### [WHAT TO DO]
Transcribe all of the data exactly. Omit the pictures.

### [STORED DATA]
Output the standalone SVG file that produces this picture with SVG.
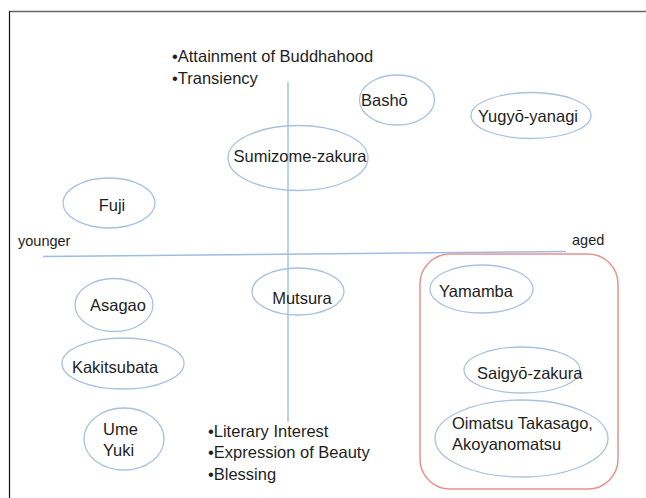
<svg xmlns="http://www.w3.org/2000/svg" width="646" height="498" viewBox="0 0 646 498">
<style>
  text { font-family: "Liberation Sans", Arial, sans-serif; font-size: 16.5px; fill: #1e1e1e; }
  .lbl { text-anchor: middle; }
  .small { font-size: 14.5px; }
  .node { fill: #ffffff; stroke: #a9c1de; stroke-width: 1.3; }
  .clear { fill: none; }
  .axis { stroke: #9dbde3; stroke-width: 1.4; fill: none; }
  .group { fill: none; stroke: #ea9090; stroke-width: 1.5; }
</style>
<rect width="646" height="498" fill="#ffffff"/>
<g id="frame">
  <line x1="9" y1="11.5" x2="646" y2="11.5" stroke="#666" stroke-width="1.6"/>
  <line x1="9.5" y1="11" x2="9.5" y2="498" stroke="#111" stroke-width="1.2"/>
</g>
<g id="aged-group">
  <rect class="group" x="420" y="254" width="198" height="235" rx="30" ry="30"/>
</g>
<g id="connectors">
  <line class="axis" x1="43" y1="256.5" x2="566" y2="251.5"/>
  <line class="axis" x1="288" y1="82" x2="288" y2="422"/>
</g>
<g id="axis-labels">
  <text class="small" x="18" y="246">younger</text>
  <text class="small" x="572" y="245">aged</text>
</g>
<g id="top-themes">
  <text x="172" y="62">•Attainment of Buddhahood</text>
  <text x="172" y="84">•Transiency</text>
</g>
<g id="bottom-themes">
  <text x="208" y="437">•Literary Interest</text>
  <text x="208" y="458">•Expression of Beauty</text>
  <text x="208" y="480">•Blessing</text>
</g>
<g id="basho">
  <ellipse class="node" cx="397" cy="100" rx="37.5" ry="25"/>
  <text x="361" y="106">Bashō</text>
</g>
<g id="yugyo-yanagi">
  <ellipse class="node" cx="531" cy="115.5" rx="60" ry="23"/>
  <text class="lbl" x="528" y="122">Yugyō-yanagi</text>
</g>
<g id="sumizome-zakura">
  <ellipse class="node clear" cx="298" cy="158" rx="70" ry="32.5"/>
  <text class="lbl" x="300" y="162">Sumizome-zakura</text>
</g>
<g id="fuji">
  <ellipse class="node" cx="109" cy="203" rx="46" ry="25"/>
  <text class="lbl" x="112" y="211">Fuji</text>
</g>
<g id="asagao">
  <ellipse class="node" cx="114" cy="305" rx="39" ry="26.5"/>
  <text class="lbl" x="118" y="311">Asagao</text>
</g>
<g id="mutsura">
  <ellipse class="node clear" cx="298" cy="291.5" rx="46" ry="23.5"/>
  <text class="lbl" x="302" y="304">Mutsura</text>
</g>
<g id="kakitsubata">
  <ellipse class="node" cx="123" cy="363.5" rx="61" ry="25.5"/>
  <text class="lbl" x="115" y="373">Kakitsubata</text>
</g>
<g id="ume-yuki">
  <ellipse class="node" cx="124" cy="439" rx="40" ry="31"/>
  <text x="103" y="435">Ume</text>
  <text x="103" y="456">Yuki</text>
</g>
<g id="yamamba">
  <ellipse class="node" cx="481.5" cy="289" rx="51.5" ry="24"/>
  <text x="439" y="297">Yamamba</text>
</g>
<g id="saigyo-zakura">
  <ellipse class="node" cx="522" cy="370" rx="58" ry="23"/>
  <text x="477" y="379">Saigyō-zakura</text>
</g>
<g id="oimatsu">
  <ellipse class="node" cx="521.5" cy="438.5" rx="86.5" ry="38.5"/>
  <text x="452" y="429">Oimatsu Takasago,</text>
  <text x="452" y="450">Akoyanomatsu</text>
</g>
</svg>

### [EXERCISE RESULT]
Output the standalone SVG file that produces this picture with SVG.
<svg xmlns="http://www.w3.org/2000/svg" width="646" height="498" viewBox="0 0 646 498">
<style>
  text { font-family: "Liberation Sans", Arial, sans-serif; font-size: 16.5px; fill: #1e1e1e; }
  .lbl { text-anchor: middle; }
  .small { font-size: 14.5px; }
  .node { fill: #ffffff; stroke: #a9c1de; stroke-width: 1.3; }
  .clear { fill: none; }
  .axis { stroke: #9dbde3; stroke-width: 1.4; fill: none; }
  .group { fill: none; stroke: #ea9090; stroke-width: 1.5; }
</style>
<rect width="646" height="498" fill="#ffffff"/>
<g id="frame">
  <line x1="9" y1="11.5" x2="646" y2="11.5" stroke="#666" stroke-width="1.6"/>
  <line x1="9.5" y1="11" x2="9.5" y2="498" stroke="#111" stroke-width="1.2"/>
</g>
<g id="aged-group">
  <rect class="group" x="420" y="254" width="198" height="235" rx="30" ry="30"/>
</g>
<g id="connectors">
  <line class="axis" x1="43" y1="256.5" x2="566" y2="251.5"/>
  <line class="axis" x1="288" y1="82" x2="288" y2="422"/>
</g>
<g id="axis-labels">
  <text class="small" x="18" y="246">younger</text>
  <text class="small" x="572" y="245">aged</text>
</g>
<g id="top-themes">
  <text x="172" y="62">•Attainment of Buddhahood</text>
  <text x="172" y="84">•Transiency</text>
</g>
<g id="bottom-themes">
  <text x="208" y="437">•Literary Interest</text>
  <text x="208" y="458">•Expression of Beauty</text>
  <text x="208" y="480">•Blessing</text>
</g>
<g id="basho">
  <ellipse class="node" cx="397" cy="100" rx="37.5" ry="25"/>
  <text x="361" y="106">Bashō</text>
</g>
<g id="yugyo-yanagi">
  <ellipse class="node" cx="531" cy="115.5" rx="60" ry="23"/>
  <text class="lbl" x="528" y="122">Yugyō-yanagi</text>
</g>
<g id="sumizome-zakura">
  <ellipse class="node clear" cx="298" cy="158" rx="70" ry="32.5"/>
  <text class="lbl" x="300" y="162">Sumizome-zakura</text>
</g>
<g id="fuji">
  <ellipse class="node" cx="109" cy="203" rx="46" ry="25"/>
  <text class="lbl" x="112" y="211">Fuji</text>
</g>
<g id="asagao">
  <ellipse class="node" cx="114" cy="305" rx="39" ry="26.5"/>
  <text class="lbl" x="118" y="311">Asagao</text>
</g>
<g id="mutsura">
  <ellipse class="node clear" cx="298" cy="291.5" rx="46" ry="23.5"/>
  <text class="lbl" x="302" y="304">Mutsura</text>
</g>
<g id="kakitsubata">
  <ellipse class="node" cx="123" cy="363.5" rx="61" ry="25.5"/>
  <text class="lbl" x="115" y="373">Kakitsubata</text>
</g>
<g id="ume-yuki">
  <ellipse class="node" cx="124" cy="439" rx="40" ry="31"/>
  <text x="103" y="435">Ume</text>
  <text x="103" y="456">Yuki</text>
</g>
<g id="yamamba">
  <ellipse class="node" cx="481.5" cy="289" rx="51.5" ry="24"/>
  <text x="439" y="297">Yamamba</text>
</g>
<g id="saigyo-zakura">
  <ellipse class="node" cx="522" cy="370" rx="58" ry="23"/>
  <text x="477" y="379">Saigyō-zakura</text>
</g>
<g id="oimatsu">
  <ellipse class="node" cx="521.5" cy="438.5" rx="86.5" ry="38.5"/>
  <text x="452" y="429">Oimatsu Takasago,</text>
  <text x="452" y="450">Akoyanomatsu</text>
</g>
</svg>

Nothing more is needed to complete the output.